Ce mardi 25 octobre, les manifestations ont commencé au Soudan pour marquer le 1er anniversaire du putsch et réclamer un gouvernement civil à même de sortir le pays de l’ornière, malgré la coupure de la connexion internet.
Il y a un an jour pour jour, le chef de l’armée, le général Abdel Fattah al-Burhane, rompait tous les engagements pris deux ans auparavant au Soudan, pays plongé dans une grave crise économique.
A l’aube, il faisait arrêter les dirigeants civils avec lesquels il avait accepté de partager le pouvoir quand, en 2019, l’armée avait été forcée par la rue de déposer l’un des siens, le dictateur Omar el-Béchir après trois décennies au pouvoir.

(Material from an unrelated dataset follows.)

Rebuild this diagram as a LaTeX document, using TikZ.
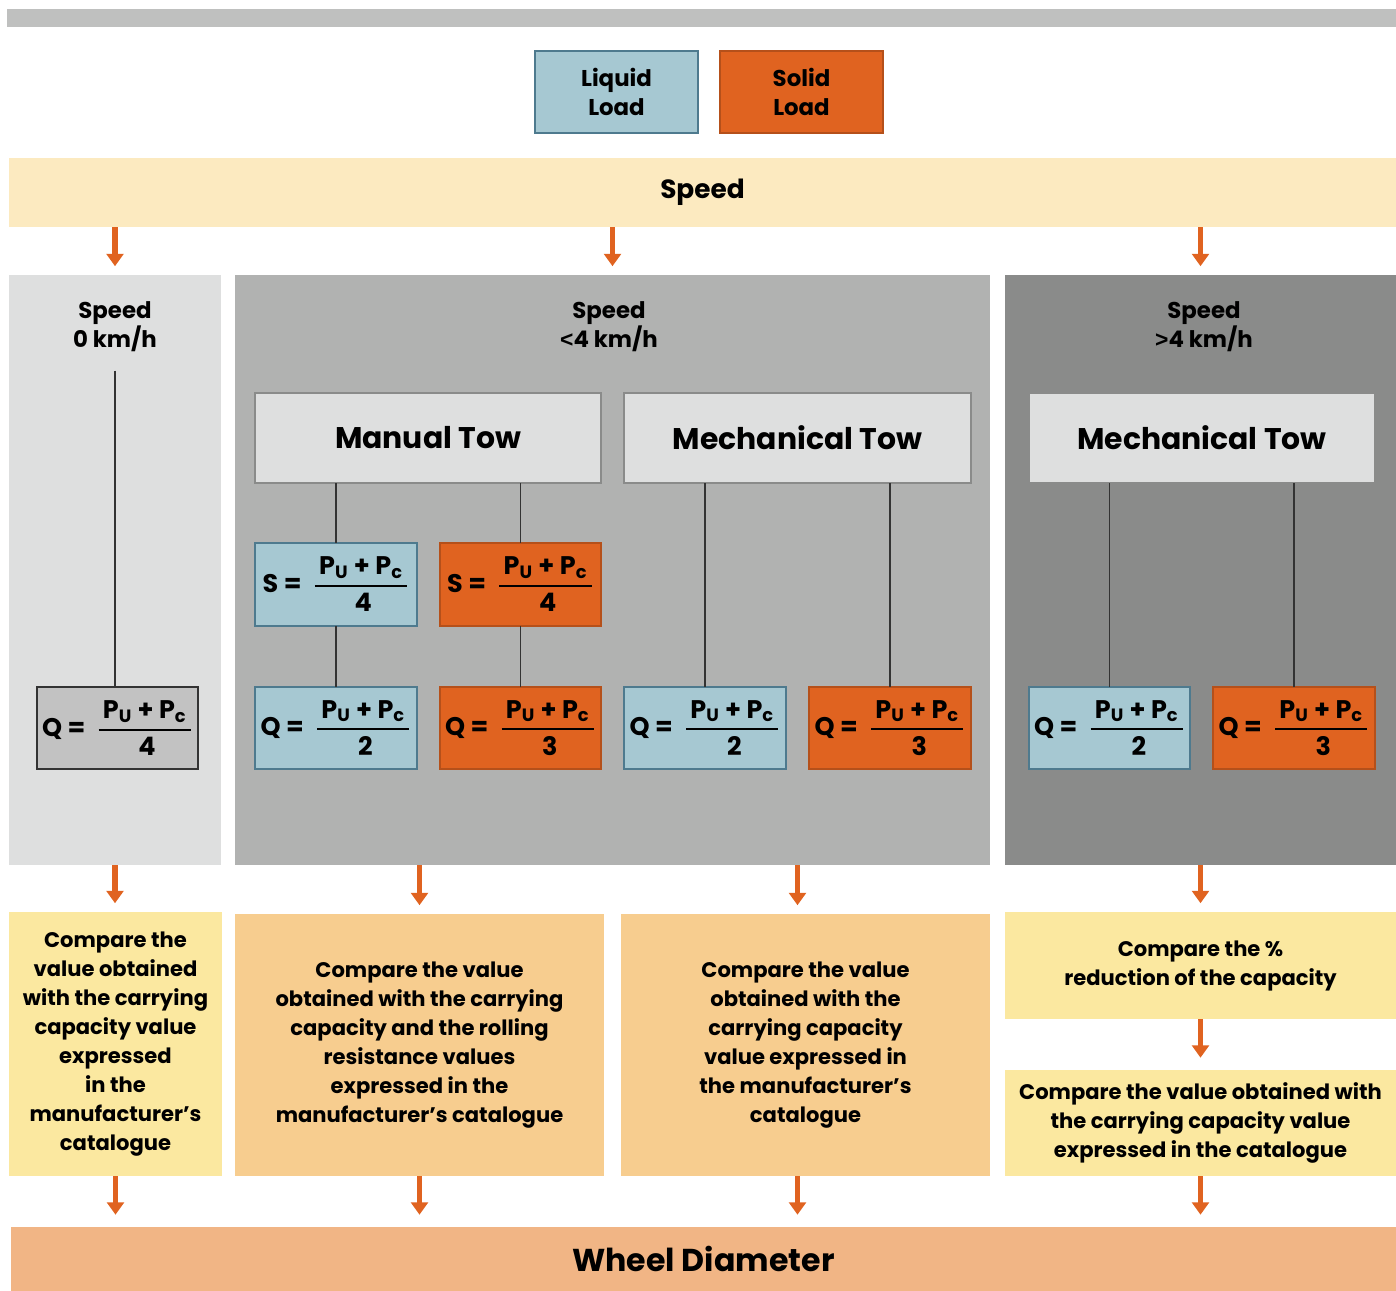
\documentclass[tikz,border=0pt]{standalone}
\usepackage{amsmath}
\usepackage{fontspec}
\setmainfont{Poppins}
\newfontfamily\relfont{Liberation Sans}
\usepackage{tikz}
\usetikzlibrary{arrows.meta,positioning,calc}

\definecolor{barGray}{HTML}{BFC0BF}
\definecolor{liquidBlue}{HTML}{A6C8D2}
\definecolor{liquidEdge}{HTML}{4E7A8E}
\definecolor{solidOrange}{HTML}{E06320}
\definecolor{solidEdge}{HTML}{B5501A}
\definecolor{bandCream}{HTML}{FCEAC0}
\definecolor{paneLight}{HTML}{DEDFDF}
\definecolor{paneMid}{HTML}{B1B2B1}
\definecolor{paneDark}{HTML}{8A8B8A}
\definecolor{checkYellow}{HTML}{FBE8A0}
\definecolor{checkOrange}{HTML}{F7CD8F}
\definecolor{wheelOrange}{HTML}{F1B585}

\newcommand{\frm}[2]{#1 =\;\,$\genfrac{}{}{1.2pt}{0}{\text{\,P\textsubscript{U} + P\textsubscript{c}\,}}{\text{\,#2}}$}

\begin{document}
\begin{tikzpicture}[
    x=0.02cm, y=-0.02cm,
    sized/.style 2 args={minimum width=#1*0.02cm, minimum height=#2*0.02cm,
                inner sep=0pt, outer sep=0pt},
    pane/.style={rectangle, draw=none, align=center},
    legend/.style={rectangle, draw=liquidEdge, line width=0.8pt, align=center,
                font=\fontsize{13}{16.5}\selectfont\bfseries},
    towbox/.style={rectangle, draw=paneDark, fill=paneLight, line width=0.7pt,
                font=\fontsize{17}{20}\selectfont\bfseries},
    formula/.style={rectangle, font=\fontsize{14.5}{17}\selectfont\bfseries},
    liq/.style={formula, draw=liquidEdge, fill=liquidBlue, line width=1.4pt},
    sol/.style={formula, draw=solidEdge, fill=solidOrange, line width=0.8pt},
    title/.style={align=center, font=\fontsize{13}{16.5}\selectfont\bfseries},
    check/.style={rectangle, draw=none, align=center,
                font=\fontsize{12}{16.5}\selectfont\bfseries},
    link/.style={draw=black!80, line width=1.1pt},
    arr/.style={draw=solidOrange, line width=3pt,
                -{Triangle[width=9.5pt, length=7pt]}, shorten >=5pt},
]
\useasboundingbox (0,0) rectangle (1396,1291);

% --- Header ---
\node[pane, fill=barGray, sized={1389}{18}] (topbar) at (701.5,18) {};
\node[legend, fill=liquidBlue, sized={163}{82}] (liquid) at (616.5,92) {Liquid\\Load};
\node[legend, draw=solidEdge, fill=solidOrange, sized={163}{82}] (solid) at (801.5,92) {Solid\\Load};
\node[pane, fill=bandCream, sized={1387}{69},
      font=\fontsize{15}{18}\selectfont\bfseries] (speed) at (702.5,192.5) {Speed};

% --- Speed panels ---
\node[pane, fill=paneLight, sized={212}{590}] (p0) at (115,570) {};
\node[pane, fill=paneMid, sized={755}{590}] (p1) at (612.5,570) {};
\node[pane, fill=paneDark, sized={391}{590}] (p2) at (1200.5,570) {};

\node[title] (t0) at (115,327) {Speed\\0 km/h};
\node[title] (t1) at (609,327) {Speed\\{\relfont <}4 km/h};
\node[title] (t2) at (1204,327) {Speed\\{\relfont >}4 km/h};

% --- Tow boxes ---
\node[towbox, sized={346}{90}] (manual) at (428,438) {Manual Tow};
\node[towbox, sized={347}{90}] (mech) at (797.5,438) {Mechanical Tow};
\node[towbox, sized={346}{90}] (mechfast) at (1202,438) {Mechanical Tow};

% --- Formulas ---
\node[liq, sized={162}{83}] (s1) at (336,584.5) {\frm{S}{4}};
\node[sol, sized={161}{83}] (s2) at (520.5,584.5) {\frm{S}{4}};
\node[formula, draw=black!80, fill=black!24, line width=0.8pt,
      sized={161}{82}] (q0) at (117.5,728) {\frm{Q}{4}};
\node[liq, sized={162}{82}] (q1) at (336,728) {\frm{Q}{2}};
\node[sol, sized={161}{82}] (q2) at (520.5,728) {\frm{Q}{3}};
\node[liq, line width=0.8pt, sized={162}{82}] (q3) at (705,728) {\frm{Q}{2}};
\node[sol, sized={162}{82}] (q4) at (890,728) {\frm{Q}{3}};
\node[liq, line width=0.8pt, sized={161}{82}] (q5) at (1109.5,728) {\frm{Q}{2}};
\node[sol, sized={162}{82}] (q6) at (1294,728) {\frm{Q}{3}};

\draw[link, shorten <=7pt] (t0.south) -- (t0.south |- q0.north);
\draw[link] (manual.south -| s1.north) -- (s1.north);
\draw[link] (manual.south -| s2.north) -- (s2.north);
\draw[link] (s1) -- (q1);
\draw[link] (s2) -- (q2);
\draw[link] (mech.south -| q3.north) -- (q3.north);
\draw[link] (mech.south -| q4.north) -- (q4.north);
\draw[link] (mechfast.south -| q5.north) -- (q5.north);
\draw[link] (mechfast.south -| q6.north) -- (q6.north);

% --- Checks ---
\node[check, fill=checkYellow, sized={213}{264}] (c0) at (115.5,1044)
  {Compare the\\value obtained\\with the carrying\\capacity value\\expressed\\in the\\manufacturer’s\\catalogue};
\node[check, fill=checkOrange, sized={369}{262}] (c1) at (419.5,1045)
  {Compare the value\\obtained with the carrying\\capacity and the rolling\\resistance values\\expressed in the\\manufacturer’s catalogue};
\node[check, fill=checkOrange, sized={369}{262}] (c2) at (805.5,1045)
  {Compare the value\\obtained with the\\carrying capacity\\value expressed in\\the manufacturer’s\\catalogue};
\node[check, fill=checkYellow, sized={391}{107}] (c3) at (1200.5,965.5)
  {Compare the \%\\reduction of the capacity};
\node[check, fill=checkYellow, sized={391}{106}] (c4) at (1200.5,1123)
  {Compare the value obtained with\\the carrying capacity value\\expressed in the catalogue};

\node[pane, fill=wheelOrange, sized={1385}{64},
      font=\fontsize{18}{21}\selectfont\bfseries] (wheel) at (703.5,1259) {Wheel Diameter};

% --- Arrows ---
\draw[arr] (speed.south -| p0.north) -- (p0.north);
\draw[arr] (speed.south -| p1.north) -- (p1.north);
\draw[arr] (speed.south -| p2.north) -- (p2.north);

\draw[arr] (p0.south) -- (p0.south |- c0.north);
\draw[arr] (p1.south -| c1.north) -- (c1.north);
\draw[arr] (p1.south -| mech.south) -- (mech.south |- c2.north);
\draw[arr] (p2.south) -- (p2.south |- c3.north);
\draw[arr, shorten >=7pt] (c3) -- (c4);

\draw[arr, shorten >=7pt] (c0.south) -- (c0.south |- wheel.north);
\draw[arr, shorten >=7pt] (c1.south) -- (c1.south |- wheel.north);
\draw[arr, shorten >=7pt] (c2.south -| mech.south) -- (mech.south |- wheel.north);
\draw[arr, shorten >=7pt] (c4.south) -- (c4.south |- wheel.north);

\end{tikzpicture}
\end{document}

Depuis à chaque mobilisation contre le coup d’Etat, la connexion internet est interrompue, comme cela est de nouveau le cas mardi.
« Malgré tout, des centaines d’élèves et d’étudiants sont sortis à Atbara », a indiqué à l’AFP Adel Mohammed, un résident de la ville située à 350 km au nord de Khartoum.
Sous des drapeaux soudanais, ils ont scandé : « Les militaires à la caserne » et « Le pouvoir au civil ».
La veille au soir, des cortèges sont sortis dans Khartoum, ses banlieues et plusieurs villes pour appeler à la mobilisation. En prévision, le gouvernorat de Khartoum a décrété une journée chômée dans l’ensemble des administrations et des écoles.
Depuis un an, les manifestants et militants prodémocratie bravent chaque semaine la répression. En un an, 118 protestataires sont morts en réclamant le retour au pouvoir des civils, condition sine qua non pour la reprise de l’aide internationale interrompue en rétorsion au putsch.
Pas le luxe
Car la situation économique du pays, l’un des plus pauvres au monde, est catastrophique.
Entre inflation à trois chiffres et pénuries alimentaires, un tiers des 45 millions d’habitants souffrent de la faim. C’est 50% de plus qu’il y a un an, souligne le Programme alimentaire mondial (PAM).
« Le prix du panier alimentaire minimum a augmenté de 137% en un an, forçant quasiment tous les foyers à consacrer plus des deux tiers de leurs revenus à la nourriture », ajoute le PAM.
Outre les conditions de vie difficiles, de nombreux Soudanais s’inquiètent, trois ans après la « révolution de 2019 », du retour de la dictature islamo-militaire.
Car depuis le putsch, plusieurs fidèles de M. Béchir, aujourd’hui en prison, ont retrouvé leurs postes, notamment à la Justice qui mène actuellement le procès de l’ex-président.
Le pays nage dans l’incertitude. Aucun observateur n’imagine possible la tenue des élections promises à l’été 2023, aucune figure politique ne semble jusqu’ici prête à rejoindre le gouvernement civil régulièrement promis par le général Burhane et les médiations internationales et feuilles de route proposées localement n’ont pas abouti.
« Le Soudan n’a pas le luxe de se permettre des jeux à somme nulle et des manœuvres politiques », a souligné Volker Perthes, l’émissaire de l’ONU au Soudan. « Les acteurs politiques doivent mettre leurs différends de côté et se concentrer sur l’intérêt des Soudanais ».
Vendredi dernier, des milliers d’entre eux ont pris la rue pour commémorer le 58e anniversaire de la première « révolution » ayant renversé un pouvoir militaire. Une gageure dans un pays à l’histoire rythmée par les coups d’Etat et quasiment sans discontinuer sous la coupe de généraux.
Conflits meurtriers
Dans leurs appels à manifester, les militants promettent que « les défilés du 25 octobre seront l’annonce de la fin de l’ère des putschistes, sans possibilité de retour, l’annonce de la constitution d’un Soudan civil et démocratique ».
Lundi 24 octobre, les ambassades occidentales ont appelé « les autorités à respecter la liberté d’opinion et le droit de rassemblement pacifique ». Et surtout à « ne pas utiliser la force, dans un communiqué « condamnant la mort d’un manifestant dimanche ».
Avec les forces de sécurité mobilisées pour les protestations, les experts estiment que le vide sécuritaire a laissé prospérer les conflits tribaux dans plusieurs régions. Ces combats à l’arme automatique généralement pour l’accès à la terre et à l’eau ont fait depuis le début de l’année près de 600 morts et plus de 210.000 déplacés, selon l’ONU.
Plusieurs milliers de Soudanais ont manifesté au Nil Bleu (sud), où « 250 personnes ont été tuées » la semaine dernière dans de nouveaux combats tribaux.